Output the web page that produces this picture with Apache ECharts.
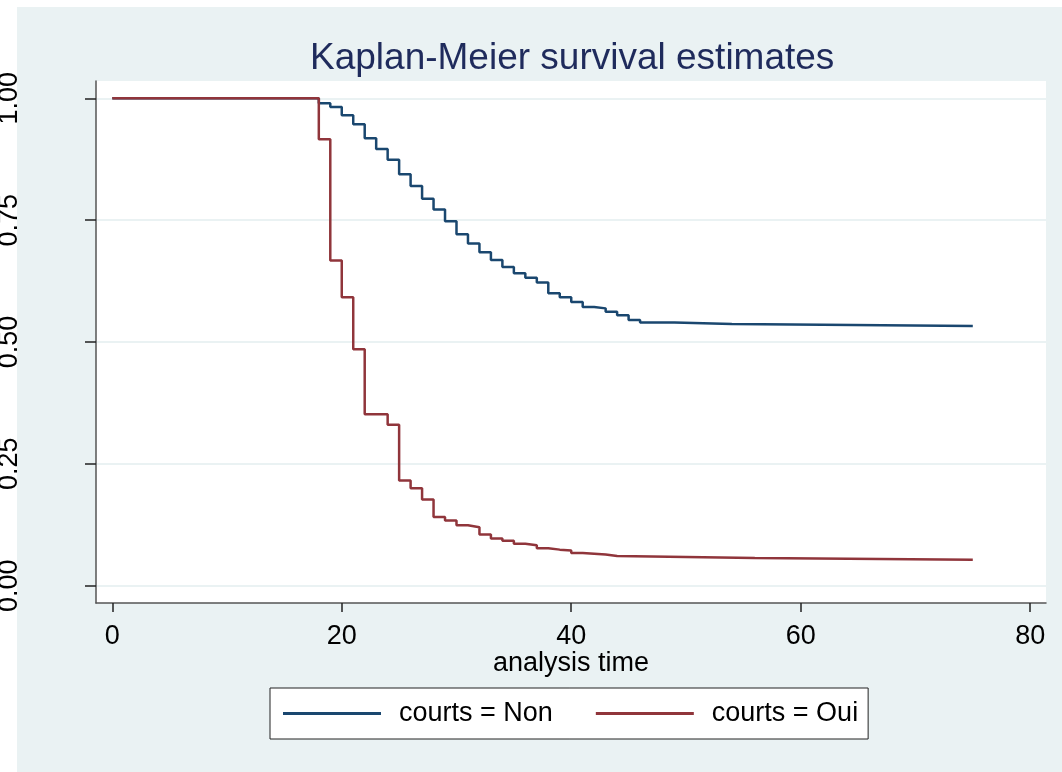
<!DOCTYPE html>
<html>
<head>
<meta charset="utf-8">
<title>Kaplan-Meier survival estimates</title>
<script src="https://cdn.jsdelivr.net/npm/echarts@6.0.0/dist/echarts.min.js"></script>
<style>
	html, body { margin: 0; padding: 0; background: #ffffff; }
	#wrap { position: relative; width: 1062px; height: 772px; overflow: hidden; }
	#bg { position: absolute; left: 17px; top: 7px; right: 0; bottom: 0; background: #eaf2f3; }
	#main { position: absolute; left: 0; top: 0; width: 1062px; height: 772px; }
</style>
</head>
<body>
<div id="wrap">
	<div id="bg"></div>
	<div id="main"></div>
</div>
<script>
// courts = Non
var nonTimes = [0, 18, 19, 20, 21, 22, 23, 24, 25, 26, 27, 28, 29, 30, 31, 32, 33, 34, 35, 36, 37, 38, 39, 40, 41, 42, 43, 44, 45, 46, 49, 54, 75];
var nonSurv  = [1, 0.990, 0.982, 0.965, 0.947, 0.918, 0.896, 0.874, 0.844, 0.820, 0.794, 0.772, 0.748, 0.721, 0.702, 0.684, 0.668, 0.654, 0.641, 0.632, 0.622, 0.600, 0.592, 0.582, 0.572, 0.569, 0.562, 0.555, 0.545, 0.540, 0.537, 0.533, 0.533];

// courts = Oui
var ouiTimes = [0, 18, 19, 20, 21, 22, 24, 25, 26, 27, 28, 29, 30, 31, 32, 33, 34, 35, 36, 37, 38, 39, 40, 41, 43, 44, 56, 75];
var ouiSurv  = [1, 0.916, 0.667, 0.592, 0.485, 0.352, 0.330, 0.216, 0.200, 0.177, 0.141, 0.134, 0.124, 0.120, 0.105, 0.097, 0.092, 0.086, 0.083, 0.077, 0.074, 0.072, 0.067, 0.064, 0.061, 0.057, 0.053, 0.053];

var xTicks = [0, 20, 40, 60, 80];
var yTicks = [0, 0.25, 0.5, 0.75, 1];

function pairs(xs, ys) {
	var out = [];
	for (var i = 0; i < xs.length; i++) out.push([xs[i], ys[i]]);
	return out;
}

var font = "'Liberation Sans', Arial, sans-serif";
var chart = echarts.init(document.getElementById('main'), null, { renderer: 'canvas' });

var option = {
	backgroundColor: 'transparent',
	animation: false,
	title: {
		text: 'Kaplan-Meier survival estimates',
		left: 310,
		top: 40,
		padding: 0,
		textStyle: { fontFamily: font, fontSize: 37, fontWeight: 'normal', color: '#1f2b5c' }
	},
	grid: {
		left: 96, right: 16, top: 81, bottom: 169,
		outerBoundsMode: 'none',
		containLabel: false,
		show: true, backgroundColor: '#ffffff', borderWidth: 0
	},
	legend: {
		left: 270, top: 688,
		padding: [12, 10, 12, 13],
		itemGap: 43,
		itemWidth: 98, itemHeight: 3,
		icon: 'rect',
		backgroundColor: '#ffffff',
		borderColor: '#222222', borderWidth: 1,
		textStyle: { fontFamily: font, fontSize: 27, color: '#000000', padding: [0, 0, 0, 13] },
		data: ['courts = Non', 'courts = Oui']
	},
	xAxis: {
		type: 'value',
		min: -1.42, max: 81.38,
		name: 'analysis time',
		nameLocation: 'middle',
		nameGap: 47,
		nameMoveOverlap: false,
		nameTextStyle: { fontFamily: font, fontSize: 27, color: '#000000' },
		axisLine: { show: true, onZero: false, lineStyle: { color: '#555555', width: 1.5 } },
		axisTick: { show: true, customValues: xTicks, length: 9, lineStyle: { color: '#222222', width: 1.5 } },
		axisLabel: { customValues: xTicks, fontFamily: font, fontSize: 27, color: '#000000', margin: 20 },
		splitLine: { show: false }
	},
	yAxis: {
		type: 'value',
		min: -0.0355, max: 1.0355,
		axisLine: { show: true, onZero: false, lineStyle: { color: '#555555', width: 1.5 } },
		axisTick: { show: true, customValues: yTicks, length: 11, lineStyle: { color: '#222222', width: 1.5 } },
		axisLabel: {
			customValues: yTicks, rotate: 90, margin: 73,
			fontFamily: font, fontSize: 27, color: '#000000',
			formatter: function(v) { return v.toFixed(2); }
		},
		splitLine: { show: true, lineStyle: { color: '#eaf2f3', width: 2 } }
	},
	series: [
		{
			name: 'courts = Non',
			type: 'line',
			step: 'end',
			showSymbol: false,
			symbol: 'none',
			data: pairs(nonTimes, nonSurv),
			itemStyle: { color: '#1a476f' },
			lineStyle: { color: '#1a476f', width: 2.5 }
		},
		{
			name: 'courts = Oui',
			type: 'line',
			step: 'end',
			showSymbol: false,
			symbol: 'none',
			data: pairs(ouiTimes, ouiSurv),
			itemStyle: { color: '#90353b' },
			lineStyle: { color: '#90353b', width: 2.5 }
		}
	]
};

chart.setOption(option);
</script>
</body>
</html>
---
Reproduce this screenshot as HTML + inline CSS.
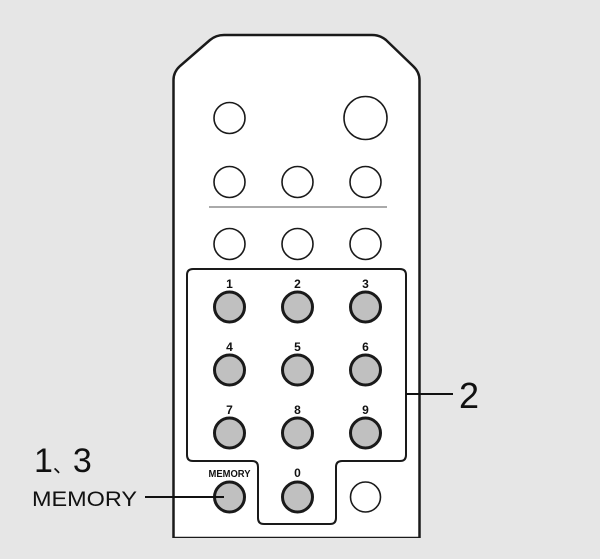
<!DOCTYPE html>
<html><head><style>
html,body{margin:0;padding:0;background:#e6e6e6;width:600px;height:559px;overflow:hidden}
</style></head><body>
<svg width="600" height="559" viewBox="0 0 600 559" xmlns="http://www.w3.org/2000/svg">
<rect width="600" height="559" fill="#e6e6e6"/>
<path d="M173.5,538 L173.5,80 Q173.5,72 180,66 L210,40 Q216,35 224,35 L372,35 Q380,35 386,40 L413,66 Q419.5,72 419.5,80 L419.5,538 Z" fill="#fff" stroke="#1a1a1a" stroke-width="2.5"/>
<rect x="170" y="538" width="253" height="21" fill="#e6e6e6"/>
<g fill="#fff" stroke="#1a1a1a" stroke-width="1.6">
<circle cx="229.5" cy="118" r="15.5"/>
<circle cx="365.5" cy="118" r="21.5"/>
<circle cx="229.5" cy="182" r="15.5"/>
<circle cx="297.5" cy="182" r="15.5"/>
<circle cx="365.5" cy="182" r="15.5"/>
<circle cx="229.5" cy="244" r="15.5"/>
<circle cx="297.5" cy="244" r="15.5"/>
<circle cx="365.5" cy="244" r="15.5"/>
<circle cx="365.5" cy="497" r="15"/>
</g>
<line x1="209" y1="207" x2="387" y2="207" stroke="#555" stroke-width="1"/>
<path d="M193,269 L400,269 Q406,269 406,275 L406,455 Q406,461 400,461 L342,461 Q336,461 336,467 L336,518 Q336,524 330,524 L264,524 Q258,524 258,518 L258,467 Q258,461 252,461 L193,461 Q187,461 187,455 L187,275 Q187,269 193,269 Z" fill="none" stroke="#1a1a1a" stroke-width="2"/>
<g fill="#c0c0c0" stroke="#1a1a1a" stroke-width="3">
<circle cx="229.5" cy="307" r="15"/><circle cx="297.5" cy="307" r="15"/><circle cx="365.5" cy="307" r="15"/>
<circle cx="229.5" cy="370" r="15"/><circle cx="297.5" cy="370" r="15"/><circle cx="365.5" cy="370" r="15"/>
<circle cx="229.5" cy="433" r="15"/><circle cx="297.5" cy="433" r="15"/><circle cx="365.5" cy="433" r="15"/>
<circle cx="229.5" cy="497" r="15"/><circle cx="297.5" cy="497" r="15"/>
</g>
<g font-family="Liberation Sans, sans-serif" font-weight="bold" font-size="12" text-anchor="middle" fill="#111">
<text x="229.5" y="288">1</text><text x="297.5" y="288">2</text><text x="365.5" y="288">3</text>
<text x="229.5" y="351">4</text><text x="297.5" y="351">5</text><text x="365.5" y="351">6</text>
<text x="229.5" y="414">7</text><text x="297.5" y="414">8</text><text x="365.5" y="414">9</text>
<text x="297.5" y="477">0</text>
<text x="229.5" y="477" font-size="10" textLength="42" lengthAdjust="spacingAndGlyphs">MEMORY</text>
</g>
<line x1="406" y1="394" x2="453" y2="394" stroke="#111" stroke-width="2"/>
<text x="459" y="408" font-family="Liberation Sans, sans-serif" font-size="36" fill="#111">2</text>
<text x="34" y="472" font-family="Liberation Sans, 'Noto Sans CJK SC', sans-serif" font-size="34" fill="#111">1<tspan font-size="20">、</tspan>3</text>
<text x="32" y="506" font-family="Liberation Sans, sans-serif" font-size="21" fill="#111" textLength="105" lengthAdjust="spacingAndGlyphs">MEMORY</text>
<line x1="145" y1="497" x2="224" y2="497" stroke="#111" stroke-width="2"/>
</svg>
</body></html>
* * *
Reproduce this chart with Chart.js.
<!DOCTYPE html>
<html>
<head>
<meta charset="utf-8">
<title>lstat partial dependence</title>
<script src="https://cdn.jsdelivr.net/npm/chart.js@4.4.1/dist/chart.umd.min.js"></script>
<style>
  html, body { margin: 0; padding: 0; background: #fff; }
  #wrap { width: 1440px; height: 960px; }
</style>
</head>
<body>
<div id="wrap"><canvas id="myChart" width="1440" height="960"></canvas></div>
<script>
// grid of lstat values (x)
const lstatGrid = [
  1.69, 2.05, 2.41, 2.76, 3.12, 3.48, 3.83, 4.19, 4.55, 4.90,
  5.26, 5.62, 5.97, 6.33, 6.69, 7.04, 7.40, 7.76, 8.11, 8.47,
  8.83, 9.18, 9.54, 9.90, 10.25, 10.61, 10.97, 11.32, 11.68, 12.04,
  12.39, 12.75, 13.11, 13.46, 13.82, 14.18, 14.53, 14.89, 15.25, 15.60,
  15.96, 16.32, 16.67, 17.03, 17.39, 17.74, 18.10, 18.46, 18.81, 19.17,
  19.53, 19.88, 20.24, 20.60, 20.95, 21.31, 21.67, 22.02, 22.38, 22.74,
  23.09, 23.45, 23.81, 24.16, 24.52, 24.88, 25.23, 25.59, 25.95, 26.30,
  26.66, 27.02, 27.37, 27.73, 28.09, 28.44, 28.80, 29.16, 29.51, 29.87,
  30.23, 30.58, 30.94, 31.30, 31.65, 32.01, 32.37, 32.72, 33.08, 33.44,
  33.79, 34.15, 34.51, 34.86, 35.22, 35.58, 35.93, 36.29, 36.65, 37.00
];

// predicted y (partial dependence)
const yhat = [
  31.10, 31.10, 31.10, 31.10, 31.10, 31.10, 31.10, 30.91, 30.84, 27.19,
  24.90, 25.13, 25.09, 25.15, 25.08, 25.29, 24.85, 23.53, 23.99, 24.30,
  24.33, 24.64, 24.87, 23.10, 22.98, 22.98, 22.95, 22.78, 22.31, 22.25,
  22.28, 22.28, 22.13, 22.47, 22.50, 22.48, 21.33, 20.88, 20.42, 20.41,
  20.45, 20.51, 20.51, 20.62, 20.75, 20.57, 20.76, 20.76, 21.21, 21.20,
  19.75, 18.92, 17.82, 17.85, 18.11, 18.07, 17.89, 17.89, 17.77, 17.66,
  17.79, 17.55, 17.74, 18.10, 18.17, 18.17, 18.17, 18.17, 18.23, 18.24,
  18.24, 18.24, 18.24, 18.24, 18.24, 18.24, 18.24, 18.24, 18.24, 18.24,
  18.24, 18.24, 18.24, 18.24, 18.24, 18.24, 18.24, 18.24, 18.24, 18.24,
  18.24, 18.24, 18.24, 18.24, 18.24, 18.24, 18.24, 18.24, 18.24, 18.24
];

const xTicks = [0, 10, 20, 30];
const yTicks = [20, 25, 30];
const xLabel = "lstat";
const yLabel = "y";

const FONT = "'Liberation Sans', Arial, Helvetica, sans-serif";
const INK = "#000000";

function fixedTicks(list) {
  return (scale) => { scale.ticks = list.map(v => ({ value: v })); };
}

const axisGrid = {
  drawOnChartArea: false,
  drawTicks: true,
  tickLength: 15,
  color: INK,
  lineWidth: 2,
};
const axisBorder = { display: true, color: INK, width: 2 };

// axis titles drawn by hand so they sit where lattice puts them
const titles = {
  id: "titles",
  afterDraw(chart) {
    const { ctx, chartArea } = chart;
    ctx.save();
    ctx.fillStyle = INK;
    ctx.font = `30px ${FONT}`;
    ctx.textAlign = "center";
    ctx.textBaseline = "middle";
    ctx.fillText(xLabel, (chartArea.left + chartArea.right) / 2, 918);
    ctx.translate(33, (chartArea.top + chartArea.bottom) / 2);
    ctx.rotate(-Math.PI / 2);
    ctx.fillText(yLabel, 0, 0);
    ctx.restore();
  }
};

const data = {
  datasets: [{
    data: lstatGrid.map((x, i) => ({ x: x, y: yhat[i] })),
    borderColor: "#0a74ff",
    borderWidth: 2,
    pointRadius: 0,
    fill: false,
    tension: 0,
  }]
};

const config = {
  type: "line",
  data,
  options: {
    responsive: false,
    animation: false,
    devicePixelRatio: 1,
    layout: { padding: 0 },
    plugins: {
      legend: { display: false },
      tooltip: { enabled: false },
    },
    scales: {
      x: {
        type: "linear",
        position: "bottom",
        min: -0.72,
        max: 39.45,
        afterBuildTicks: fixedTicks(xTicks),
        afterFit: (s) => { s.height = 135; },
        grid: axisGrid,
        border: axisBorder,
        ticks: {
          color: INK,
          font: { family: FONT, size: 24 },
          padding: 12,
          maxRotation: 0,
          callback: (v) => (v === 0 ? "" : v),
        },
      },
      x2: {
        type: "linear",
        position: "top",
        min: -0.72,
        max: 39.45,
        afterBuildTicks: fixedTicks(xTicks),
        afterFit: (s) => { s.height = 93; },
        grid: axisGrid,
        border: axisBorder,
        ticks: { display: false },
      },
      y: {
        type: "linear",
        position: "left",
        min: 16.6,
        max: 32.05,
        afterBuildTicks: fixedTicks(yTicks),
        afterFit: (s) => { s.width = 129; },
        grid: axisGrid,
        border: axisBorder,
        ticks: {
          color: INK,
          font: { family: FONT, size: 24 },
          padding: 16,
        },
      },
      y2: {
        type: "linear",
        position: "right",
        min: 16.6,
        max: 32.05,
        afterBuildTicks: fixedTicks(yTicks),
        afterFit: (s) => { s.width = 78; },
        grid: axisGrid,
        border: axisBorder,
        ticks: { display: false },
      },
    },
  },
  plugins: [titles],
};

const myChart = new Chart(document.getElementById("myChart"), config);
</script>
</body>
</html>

WORK INSTRUCTIONS: Using the data above, extract exactly the lines from the one containing "Output the web" through the one containing "0.537, 0.533, 0.533];". Pictures are left out.

RESPONSE TO THIS TASK:
Output the web page that produces this picture with Apache ECharts.
<!DOCTYPE html>
<html>
<head>
<meta charset="utf-8">
<title>Kaplan-Meier survival estimates</title>
<script src="https://cdn.jsdelivr.net/npm/echarts@6.0.0/dist/echarts.min.js"></script>
<style>
	html, body { margin: 0; padding: 0; background: #ffffff; }
	#wrap { position: relative; width: 1062px; height: 772px; overflow: hidden; }
	#bg { position: absolute; left: 17px; top: 7px; right: 0; bottom: 0; background: #eaf2f3; }
	#main { position: absolute; left: 0; top: 0; width: 1062px; height: 772px; }
</style>
</head>
<body>
<div id="wrap">
	<div id="bg"></div>
	<div id="main"></div>
</div>
<script>
// courts = Non
var nonTimes = [0, 18, 19, 20, 21, 22, 23, 24, 25, 26, 27, 28, 29, 30, 31, 32, 33, 34, 35, 36, 37, 38, 39, 40, 41, 42, 43, 44, 45, 46, 49, 54, 75];
var nonSurv  = [1, 0.990, 0.982, 0.965, 0.947, 0.918, 0.896, 0.874, 0.844, 0.820, 0.794, 0.772, 0.748, 0.721, 0.702, 0.684, 0.668, 0.654, 0.641, 0.632, 0.622, 0.600, 0.592, 0.582, 0.572, 0.569, 0.562, 0.555, 0.545, 0.540, 0.537, 0.533, 0.533];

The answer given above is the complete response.